> _What is expected_:
Copy from the first line below down to and including the line with "y_tick_labels = ['0', '0.02', '0.04', '0.06', '0.08', '0.1']". Skip the pictures.
--- BEGIN Recorded data ---
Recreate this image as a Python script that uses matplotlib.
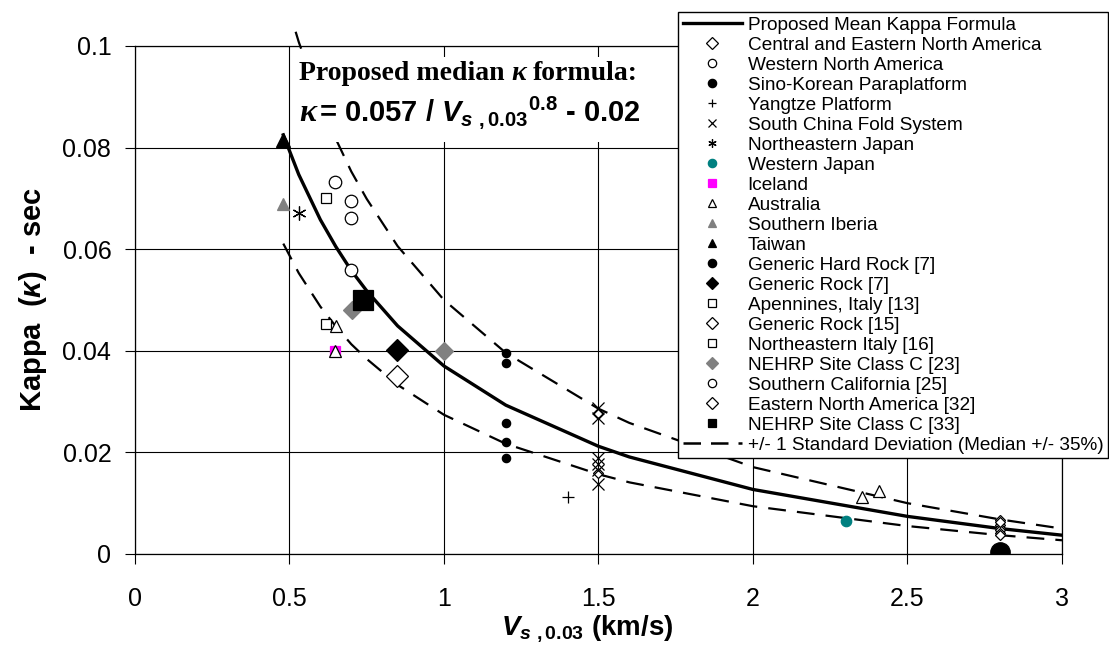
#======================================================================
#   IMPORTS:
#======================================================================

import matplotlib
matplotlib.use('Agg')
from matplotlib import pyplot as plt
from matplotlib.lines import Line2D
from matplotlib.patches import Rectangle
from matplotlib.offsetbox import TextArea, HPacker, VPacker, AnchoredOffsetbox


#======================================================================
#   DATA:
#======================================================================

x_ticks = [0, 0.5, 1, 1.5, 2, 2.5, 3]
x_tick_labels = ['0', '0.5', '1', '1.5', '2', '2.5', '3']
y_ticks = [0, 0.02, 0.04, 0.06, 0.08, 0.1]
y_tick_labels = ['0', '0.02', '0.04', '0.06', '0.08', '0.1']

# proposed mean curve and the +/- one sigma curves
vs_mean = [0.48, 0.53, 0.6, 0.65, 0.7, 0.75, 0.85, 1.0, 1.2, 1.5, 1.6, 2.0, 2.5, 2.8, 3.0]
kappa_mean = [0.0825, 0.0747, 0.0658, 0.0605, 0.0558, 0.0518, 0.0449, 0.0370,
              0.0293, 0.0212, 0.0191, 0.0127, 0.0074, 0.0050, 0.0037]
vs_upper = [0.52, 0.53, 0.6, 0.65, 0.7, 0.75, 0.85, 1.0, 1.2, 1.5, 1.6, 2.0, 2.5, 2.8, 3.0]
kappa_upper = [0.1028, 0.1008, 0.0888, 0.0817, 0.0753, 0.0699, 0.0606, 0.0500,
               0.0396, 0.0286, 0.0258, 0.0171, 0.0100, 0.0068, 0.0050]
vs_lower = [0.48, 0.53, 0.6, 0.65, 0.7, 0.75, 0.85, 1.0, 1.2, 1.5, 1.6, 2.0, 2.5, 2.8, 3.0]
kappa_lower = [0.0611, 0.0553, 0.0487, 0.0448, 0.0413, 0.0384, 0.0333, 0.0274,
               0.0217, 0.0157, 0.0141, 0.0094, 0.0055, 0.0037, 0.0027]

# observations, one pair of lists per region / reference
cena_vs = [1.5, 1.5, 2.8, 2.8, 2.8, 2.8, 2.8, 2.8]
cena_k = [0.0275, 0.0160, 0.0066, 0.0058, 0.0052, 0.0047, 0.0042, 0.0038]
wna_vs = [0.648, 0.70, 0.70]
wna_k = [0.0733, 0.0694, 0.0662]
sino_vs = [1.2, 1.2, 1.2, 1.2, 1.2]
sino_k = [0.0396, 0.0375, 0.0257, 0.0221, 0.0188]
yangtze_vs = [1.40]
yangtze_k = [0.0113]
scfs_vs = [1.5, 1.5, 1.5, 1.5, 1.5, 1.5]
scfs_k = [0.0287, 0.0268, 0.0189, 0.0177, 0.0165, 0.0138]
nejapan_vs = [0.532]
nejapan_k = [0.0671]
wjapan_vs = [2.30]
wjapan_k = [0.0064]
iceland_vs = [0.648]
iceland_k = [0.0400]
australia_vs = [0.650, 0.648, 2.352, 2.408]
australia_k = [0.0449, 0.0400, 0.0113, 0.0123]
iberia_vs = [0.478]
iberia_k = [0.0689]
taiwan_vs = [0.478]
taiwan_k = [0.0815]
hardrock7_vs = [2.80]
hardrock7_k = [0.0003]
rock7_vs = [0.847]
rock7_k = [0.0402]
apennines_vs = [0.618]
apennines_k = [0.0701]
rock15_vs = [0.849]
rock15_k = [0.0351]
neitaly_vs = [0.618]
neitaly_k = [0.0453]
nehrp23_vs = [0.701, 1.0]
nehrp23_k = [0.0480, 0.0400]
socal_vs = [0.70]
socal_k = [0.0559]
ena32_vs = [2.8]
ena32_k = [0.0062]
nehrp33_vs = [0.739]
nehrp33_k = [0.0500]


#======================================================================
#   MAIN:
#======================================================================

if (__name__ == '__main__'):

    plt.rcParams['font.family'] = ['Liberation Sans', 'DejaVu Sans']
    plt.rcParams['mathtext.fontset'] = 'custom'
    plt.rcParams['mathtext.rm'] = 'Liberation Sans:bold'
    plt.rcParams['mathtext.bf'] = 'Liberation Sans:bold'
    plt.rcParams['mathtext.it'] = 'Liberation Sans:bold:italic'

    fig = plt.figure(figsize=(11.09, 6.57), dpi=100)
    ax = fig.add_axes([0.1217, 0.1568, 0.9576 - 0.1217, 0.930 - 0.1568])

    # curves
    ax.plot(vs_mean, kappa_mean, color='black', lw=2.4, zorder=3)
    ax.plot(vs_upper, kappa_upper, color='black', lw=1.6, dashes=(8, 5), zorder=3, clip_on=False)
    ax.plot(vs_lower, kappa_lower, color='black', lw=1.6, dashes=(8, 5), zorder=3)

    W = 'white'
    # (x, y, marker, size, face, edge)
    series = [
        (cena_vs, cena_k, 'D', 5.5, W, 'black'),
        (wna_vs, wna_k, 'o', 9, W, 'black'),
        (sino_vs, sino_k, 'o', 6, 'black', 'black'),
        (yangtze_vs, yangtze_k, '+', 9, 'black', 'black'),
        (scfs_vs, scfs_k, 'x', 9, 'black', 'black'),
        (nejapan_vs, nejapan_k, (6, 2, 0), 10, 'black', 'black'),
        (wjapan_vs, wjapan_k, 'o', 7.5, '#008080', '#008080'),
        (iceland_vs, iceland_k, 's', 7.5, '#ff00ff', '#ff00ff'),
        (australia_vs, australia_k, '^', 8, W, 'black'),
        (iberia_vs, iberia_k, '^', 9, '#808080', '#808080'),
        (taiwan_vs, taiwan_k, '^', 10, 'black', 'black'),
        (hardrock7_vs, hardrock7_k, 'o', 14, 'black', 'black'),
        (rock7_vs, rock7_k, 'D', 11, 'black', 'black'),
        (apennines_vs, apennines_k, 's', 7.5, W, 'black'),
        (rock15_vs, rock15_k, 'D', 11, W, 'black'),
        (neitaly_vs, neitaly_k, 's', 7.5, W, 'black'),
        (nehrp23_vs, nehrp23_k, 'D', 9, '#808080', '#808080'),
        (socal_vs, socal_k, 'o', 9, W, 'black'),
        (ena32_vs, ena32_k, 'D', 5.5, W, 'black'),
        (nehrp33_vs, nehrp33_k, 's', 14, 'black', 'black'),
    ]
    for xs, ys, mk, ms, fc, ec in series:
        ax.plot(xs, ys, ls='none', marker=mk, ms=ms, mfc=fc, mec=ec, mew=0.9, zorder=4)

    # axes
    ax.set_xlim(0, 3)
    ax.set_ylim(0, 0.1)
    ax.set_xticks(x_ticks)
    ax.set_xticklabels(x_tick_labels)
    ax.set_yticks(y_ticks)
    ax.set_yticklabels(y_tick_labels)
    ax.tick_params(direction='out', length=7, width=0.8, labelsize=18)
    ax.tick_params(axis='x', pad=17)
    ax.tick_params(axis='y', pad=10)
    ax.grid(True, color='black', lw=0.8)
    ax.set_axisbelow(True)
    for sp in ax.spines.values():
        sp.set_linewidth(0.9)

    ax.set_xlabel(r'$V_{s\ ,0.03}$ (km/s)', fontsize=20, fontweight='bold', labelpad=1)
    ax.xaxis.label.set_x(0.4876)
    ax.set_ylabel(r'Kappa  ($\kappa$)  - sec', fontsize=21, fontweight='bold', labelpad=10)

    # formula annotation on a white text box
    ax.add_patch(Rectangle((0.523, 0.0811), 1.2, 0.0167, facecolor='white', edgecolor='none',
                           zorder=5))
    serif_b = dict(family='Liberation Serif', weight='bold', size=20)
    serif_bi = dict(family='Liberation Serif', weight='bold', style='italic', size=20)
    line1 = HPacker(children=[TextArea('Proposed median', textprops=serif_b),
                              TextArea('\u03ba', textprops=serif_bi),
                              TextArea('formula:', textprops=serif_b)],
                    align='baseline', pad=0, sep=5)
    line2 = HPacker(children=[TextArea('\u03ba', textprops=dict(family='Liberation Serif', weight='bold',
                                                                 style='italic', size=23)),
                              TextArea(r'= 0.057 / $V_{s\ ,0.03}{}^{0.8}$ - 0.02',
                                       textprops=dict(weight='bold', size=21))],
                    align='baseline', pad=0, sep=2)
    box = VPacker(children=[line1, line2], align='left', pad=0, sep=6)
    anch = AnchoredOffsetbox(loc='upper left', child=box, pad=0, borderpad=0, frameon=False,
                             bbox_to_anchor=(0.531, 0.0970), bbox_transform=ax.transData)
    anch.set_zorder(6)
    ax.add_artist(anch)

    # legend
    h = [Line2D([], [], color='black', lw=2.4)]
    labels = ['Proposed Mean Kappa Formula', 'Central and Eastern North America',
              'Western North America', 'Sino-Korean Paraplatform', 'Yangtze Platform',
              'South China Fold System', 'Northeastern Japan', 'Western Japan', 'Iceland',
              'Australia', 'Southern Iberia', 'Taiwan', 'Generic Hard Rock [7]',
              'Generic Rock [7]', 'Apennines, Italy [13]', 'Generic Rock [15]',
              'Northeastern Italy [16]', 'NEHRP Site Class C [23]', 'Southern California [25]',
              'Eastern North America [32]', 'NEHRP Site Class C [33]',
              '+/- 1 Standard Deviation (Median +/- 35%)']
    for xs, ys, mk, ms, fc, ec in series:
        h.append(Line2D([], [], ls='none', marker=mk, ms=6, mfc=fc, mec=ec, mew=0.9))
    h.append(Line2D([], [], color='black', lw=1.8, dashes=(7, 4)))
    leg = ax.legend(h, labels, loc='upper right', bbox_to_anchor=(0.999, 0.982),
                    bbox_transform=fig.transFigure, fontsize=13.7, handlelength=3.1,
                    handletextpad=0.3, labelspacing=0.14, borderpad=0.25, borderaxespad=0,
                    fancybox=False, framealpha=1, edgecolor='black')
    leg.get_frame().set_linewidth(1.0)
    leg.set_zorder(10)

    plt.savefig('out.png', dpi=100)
--- END Recorded data ---
> _Worked solution_:
Recreate this image as a Python script that uses matplotlib.
#======================================================================
#   IMPORTS:
#======================================================================

import matplotlib
matplotlib.use('Agg')
from matplotlib import pyplot as plt
from matplotlib.lines import Line2D
from matplotlib.patches import Rectangle
from matplotlib.offsetbox import TextArea, HPacker, VPacker, AnchoredOffsetbox


#======================================================================
#   DATA:
#======================================================================

x_ticks = [0, 0.5, 1, 1.5, 2, 2.5, 3]
x_tick_labels = ['0', '0.5', '1', '1.5', '2', '2.5', '3']
y_ticks = [0, 0.02, 0.04, 0.06, 0.08, 0.1]
y_tick_labels = ['0', '0.02', '0.04', '0.06', '0.08', '0.1']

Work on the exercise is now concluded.